Some acquisitions are remembered because they failed spectacularly. A rare few are remembered because they worked beyond anyone's imagination. Google's purchase of YouTube belongs firmly in the second group — and the story of how it was structured is a primer on the mechanics of a modern deal.
What happened
On October 9, 2006, Google announced it had agreed to acquire YouTube for $1.65 billion in a stock-for-stock transaction, as the company disclosed in a filing with the SEC. The deal closed on November 13, 2006. There was no cash: Google paid entirely in its own shares, issuing stock and stock-based awards to YouTube's owners.
The target was astonishingly young. YouTube had been founded in February 2005 — barely 19 months earlier — by three former PayPal employees, Chad Hurley, Steve Chen and Jawed Karim, per accounts of the company's history. It had exploding usage but little revenue, and it faced looming copyright fights over the flood of clips uploaded to it. To skeptics, $1.65 billion for an unprofitable site looked like the height of bubble-era excess.
Why Google paid up
Google had its own struggling video product and watched YouTube become the default home of online video almost overnight. Buying it removed a fast-growing rival, bought the audience and the brand, and — crucially — handed Google an enormous, engaged user base it could eventually wrap in advertising. It was a bet not on YouTube's 2006 income statement, but on where online attention was heading.
That bet paid off on a scale few acquisitions ever match. YouTube grew into one of the most-used services on earth and a major advertising and subscription business in its own right — an asset widely considered worth many, many times what Google paid. The "overpayment" of 2006 became one of the great bargains in corporate history.
How the money was split
Because the deal was all stock, YouTube's founders, employees and investors were paid in Google shares rather than cash — tying their payout to Google's own rising stock. The biggest single winner among the backers was the venture-capital firm Sequoia Capital, YouTube's main early investor. Sequoia's roughly 30% stake was valued at about $495 million when the deal closed, according to contemporaneous reporting — a spectacular return on an initial investment of only around $11.5 million. The founders, who held large equity stakes, likewise received Google stock worth hundreds of millions.

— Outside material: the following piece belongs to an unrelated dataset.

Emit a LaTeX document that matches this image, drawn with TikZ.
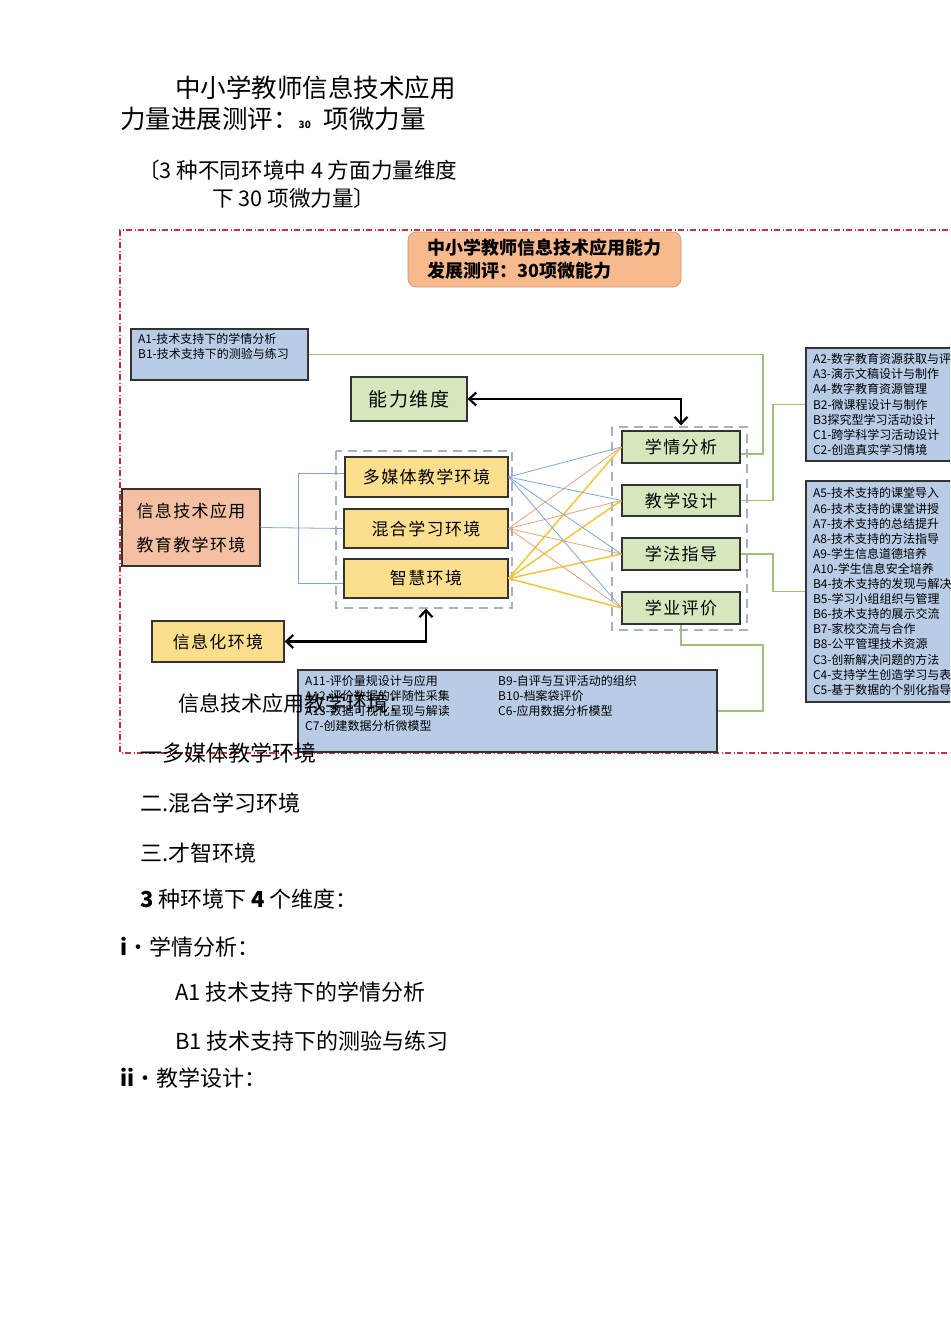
\documentclass[tikz,border=0pt]{standalone}
\usepackage{fontspec}
\setmainfont{Noto Sans CJK SC}
\newfontfamily\boxfont[LetterSpace=8]{Noto Sans CJK SC}
\usetikzlibrary{arrows.meta}
\definecolor{yel}{HTML}{FCDF8C}
\definecolor{grn}{HTML}{D5E7BD}
\definecolor{blu}{HTML}{B8CCE6}
\definecolor{sal}{HTML}{F5BFA1}
\definecolor{org}{HTML}{F8BA8C}
\definecolor{glc}{HTML}{9DC07A}
\definecolor{blc}{HTML}{7FA6D6}
\definecolor{orc}{HTML}{E9A27A}
\definecolor{ylc}{HTML}{F2C63A}
\definecolor{gdc}{HTML}{A8B1C3}
\definecolor{rdc}{HTML}{C8303A}
\tikzset{
  box/.style={draw=black!80, line width=1.2pt, inner sep=0pt, font=\boxfont\fontsize{17}{20}\selectfont},
  ybox/.style={box, fill=yel},
  gbox/.style={box, fill=grn},
  sbox/.style={box, fill=sal},
  bbox/.style={draw=black!80, line width=1.1pt, fill=blu, inner sep=0pt, font=\fontsize{12}{15.1}\selectfont},
  smalltxt/.style={inner sep=0pt, align=left, font=\fontsize{12}{15.1}\selectfont},
  maintxt/.style={inner sep=0pt, anchor=west, font=\fontsize{22}{26}\selectfont},
  gline/.style={draw=glc, line width=1.1pt},
  bline/.style={draw=blc, line width=0.8pt},
  oline/.style={draw=orc, line width=0.8pt},
  yline/.style={draw=ylc, line width=1.5pt},
  gdash/.style={draw=gdc, line width=2.5pt, dash pattern=on 9pt off 6pt},
  bigarrow/.style={draw=black, line width=2.2pt, {Straight Barb[length=7pt,width=13pt]}-{Straight Barb[length=7pt,width=13pt]}},
  redborder/.style={draw=rdc, line width=1.4pt, dash pattern=on 6pt off 2.5pt on 1pt off 2.5pt}
}
\begin{document}
\begin{tikzpicture}[x=1pt,y=-1pt]
\useasboundingbox (0,0) rectangle (950,1343);
\fill[white] (0,0) rectangle (950,1343);
\clip (0,0) rectangle (950,1343);

% headings
\node[maintxt, font=\fontsize{25.5}{30}\selectfont] (h1) at (175,88) {中小学教师信息技术应用};
\node[maintxt, font=\fontsize{25.5}{30}\selectfont] (h2) at (120,119) {力量进展测评：{\fontsize{10}{12}\selectfont\bfseries 30}\hspace{13pt}项微力量};
\node[maintxt, font=\fontsize{21.6}{26}\selectfont] (h3) at (138,170) {〔3 种不同环境中 4 方面力量维度};
\node[maintxt, font=\fontsize{21.6}{26}\selectfont] (h4) at (212,198) {下 30 项微力量〕};

% red dash-dot frame
\draw[redborder] (960,230) -- (120,230) -- (120,753) -- (960,753);

% gray dashed groups
\draw[gdash] (336,451) rectangle (512,608);
\draw[gdash] (612,427) rectangle (747,630);

% title box
\node[draw=org!80!black, line width=0.6pt, fill=org, rounded corners=8pt, minimum width=273, minimum height=55, inner sep=0pt, align=left, font=\bfseries\fontsize{18}{23}\selectfont] (tt) at (544.5,259.5) {中小学教师信息技术应用能力\\发展测评：30项微能力};

% boxes
\node[bbox, minimum width=177, minimum height=51] (ab) at (219.5,354.5) {};
\node[smalltxt, anchor=north west] (abt) at (138,333) {A1-技术支持下的学情分析\\B1-技术支持下的测验与练习};

\node[gbox, minimum width=116, minimum height=44, font=\boxfont\fontsize{19}{22}\selectfont] (nl) at (409,399) {能力维度};

\node[ybox, minimum width=163, minimum height=40] (dm) at (426.5,477) {多媒体教学环境};
\node[ybox, minimum width=164, minimum height=39] (hx) at (426,528.5) {混合学习环境};
\node[ybox, minimum width=164, minimum height=39] (zh) at (426,578.5) {智慧环境};

\node[gbox, minimum width=118, minimum height=32] (xq) at (681,447) {学情分析};
\node[gbox, minimum width=118, minimum height=31] (js) at (681,500.5) {教学设计};
\node[gbox, minimum width=118, minimum height=32] (xf) at (681,554) {学法指导};
\node[gbox, minimum width=118, minimum height=32] (xy) at (681,608) {学业评价};

\node[sbox, minimum width=138, minimum height=77, align=center] (ed) at (191,527.5) {信息技术应用\\[14pt]教育教学环境};
\node[ybox, minimum width=132, minimum height=41] (xx) at (218,641.5) {信息化环境};

\node[bbox, minimum width=184, minimum height=113, text width=170pt, align=left] (r1) at (898,404.5) {A2-数字教育资源获取与评价\\A3-演示文稿设计与制作\\A4-数字教育资源管理\\B2-微课程设计与制作\\B3探究型学习活动设计\\C1-跨学科学习活动设计\\C2-创造真实学习情境};
\node[bbox, minimum width=184, minimum height=221, text width=170pt, align=left] (r2) at (898,591.5) {A5-技术支持的课堂导入\\A6-技术支持的课堂讲授\\A7-技术支持的总结提升\\A8-技术支持的方法指导\\A9-学生信息道德培养\\A10-学生信息安全培养\\B4-技术支持的发现与解决问题\\B5-学习小组组织与管理\\B6-技术支持的展示交流\\B7-家校交流与合作\\B8-公平管理技术资源\\C3-创新解决问题的方法\\C4-支持学生创造学习与表达\\C5-基于数据的个别化指导};

\node[bbox, minimum width=419, minimum height=82] (bt) at (507.5,711) {};
\node[smalltxt, anchor=north west] (btl) at (305,675) {A11-评价量规设计与应用\\A12-评价数据的伴随性采集\\A13-数据可视化呈现与解读\\C7-创建数据分析微模型};
\node[smalltxt, anchor=north west] (btr) at (498,675) {B9-自评与互评活动的组织\\B10-档案袋评价\\C6-应用数据分析模型};

% black arrows
\draw[bigarrow, shorten >=5pt] (nl.east) -| (xq.north);
\draw[bigarrow, shorten >=10pt] (xx.east) -| (zh.south);

% green connectors
\draw[gline] (ab.east) -| (763,454) -- ([yshift=-7pt]xq.east);
\draw[gline] (js.east) -- (773,500.5) |- (r1.west);
\draw[gline] (xf.east) -- (773,554) |- (r2.west);
\draw[gline] (xy.south) -- (681,645) -| (763,711) -- (bt.east);

% blue bracket
\draw[bline] (ed.east) -- (hx.west);
\draw[bline] ([yshift=4pt]dm.west) -| (298,583) -- ([yshift=-4.5pt]zh.west);

% crossing lines
\foreach \t in {xq,js,xf,xy}{
  \draw[bline] (dm.east) -- (\t.west);
  \draw[oline] (hx.east) -- (\t.west);
  \draw[yline] (zh.east) -- (\t.west);
}

% lower text
\node[maintxt, font=\fontsize{21}{25}\selectfont] (t1) at (178,703) {信息技术应用教学环境：};
\node[maintxt] (t2) at (140,753) {一多媒体教学环境};
\node[maintxt] (t3) at (140,803) {二.混合学习环境};
\node[maintxt] (t4) at (140,853) {三.才智环境};
\node[maintxt] (t5) at (140,899) {{\bfseries 3} 种环境下 {\bfseries 4} 个维度：};
\node[maintxt] (t6) at (120,947) {{\bfseries i}・学情分析：};
\node[maintxt] (t7) at (175,992) {A1 技术支持下的学情分析};
\node[maintxt] (t8) at (175,1041) {B1 技术支持下的测验与练习};
\node[maintxt] (t9) at (120,1078) {{\bfseries ii}・教学设计：};
\end{tikzpicture}
\end{document}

The all-stock structure cut both ways. It let Google preserve cash and share the risk, and it rewarded YouTube's owners handsomely as Google's shares climbed in the years that followed — a reminder that in a stock deal, the seller's ultimate payout depends on what the buyer's shares do next.
Why it still matters
For investors and dealmakers, the YouTube acquisition is the textbook example of paying up for a strategic asset whose value lies in the future, not the current financials — and of using stock, rather than cash, as the currency. For the tech industry, it reshaped online media, entrenching Google at the center of how the world watches video. And for anyone trying to judge a deal in real time, it's a humbling lesson: the price that looks reckless today can look like a steal in hindsight — or the reverse. Boursel gives no investment advice; the enduring point is that the hardest part of any acquisition is valuing not what a company earns now, but what it might become.